Well, I'm preening myself just a little. After I've been wondering whether I'm actually a good enough knitter to teach anyone else, a visitor to the shop this afternoon spent a few minutes marvelling at the speed at which I knit 1x1 rib and told her friend it was a 'terrifically efficient' way of doing it. (I knit the northern way, one needle clamped under my arm, but I'm not convinced I'm particularly speedy.) Anyway, it gave me a warm glow for a while because I'd thought she was going to tell me I was doing something wrong. I spend my life thinking someone's going to tell me I'm doing something wrong.

Ongoing many projects do you have on the go at once? I have six I think: two at home and four at work. Above are the four work-based ones. At the front we have - I can hardly believe it myself - a dishcloth. Dishcloth-knitting seems big business in the US so I gave it a go just so I could say that I had.

The other items are:

a baby bolero which will be a sample garment in the shop

a girl's jumper from an authentic 50s/60s pattern in readiness for the vintage day taking place at The Piece Hall on Bank Holiday Monday

a pair of baby socks, just because I could really. I mean how cute are baby socks? And I need the four needle practice.

What about you? Do you limit yourself to one item at once? Surely not.

Sunday, 15 August 2010

America's Knitting

A lovely lady from ravelry - Mary - offered to feature Three Bags Full on her website, which was very kind of her as the site is really there to promote US wool shops. Anyway, if you're quick, you might just catch the photos and short write-up at:
before it is superseded by a different shop. And, thanks again, Mary!

Friday, 6 August 2010


Okay, so earlier this week I was in Halifax Marks & Spencer, and who's at the next checkout but the lovely Jane Cox who plays Lisa Dingle in Emmerdale. This is quite fruitful Emmerdale-actor-spotting territory. Not M & S particularly, you understand, but the area generally. And she looks lovely and friendly and like she really wouldn't mind if I asked: 'Do you knit?;' Do you shop in the Piece Hall?'; 'Does Eli talk like that in real life?' But of course, I don't! But how cool would that be, if she came into Three Bags Full? Anyway, this is my plan for the autumn: to persuade a major soap that we need a main character to develop a passion for knitting. Would raise knitting's profile no end... And if that character were young and glam then that would broaden the base of the usual knittery clientele...
(Image courtesy of

On a totally different kind of lovely person... On Monday a lady from Wales called in the shop and was telling me how popular cravat scarves are at the moment. I'd not heard of this, but she said she'd send me the pattern and left. I thought no more about it but three days later, the pattern arrived. Isn't that kind? So, I'm trying it to start with in some wool I've had for many years, but I think it's also helped with a design problem I had with a TBF child's scarf I was trying to write a pattern for. Sorted! To Grace in Wales, thanks very much, and God Bless to you too!

Sunday, 1 August 2010

Back home!

So, we're home from Rotterdam and I never got to see the one and only wool shop in the city. I'd researched the address, worked out how to get there but instead, we entertained ourselves - well, Joe mostly - with many boat-related activities: boat museums, boat reconstructions, boat rides, working harbours. If I don't see another boat for several months, that'll be fine with me.

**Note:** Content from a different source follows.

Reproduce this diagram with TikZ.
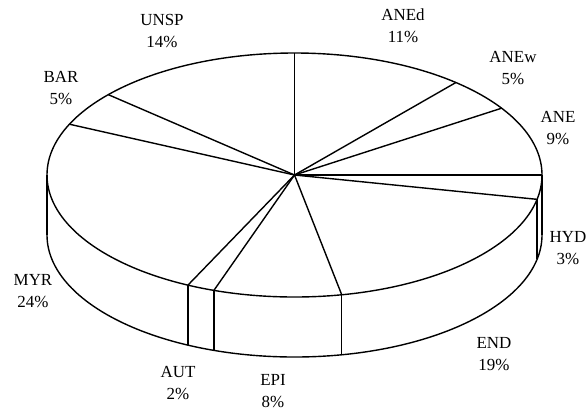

But now we're back and I think I'm going to celebrate by lopping 15% or so (just over, but don't ask me to work it out exactly...) off that lovely yarn, Amalfi. Usual selling price is £3.95, but I'm going to reduce it to £3.20 for nearly two weeks - until, and including, Saturday 14th August.

You don't know Amalfi? That's it at the top of the post. It's a Debbie Bliss yarn in ice cream colours. A mix of 70% cotton, 15% viscose, 10% linen and 5% silk. A summery sort of yarn - which is probably completely the wrong thing to say when the rain's been lashing down for the last hour or so.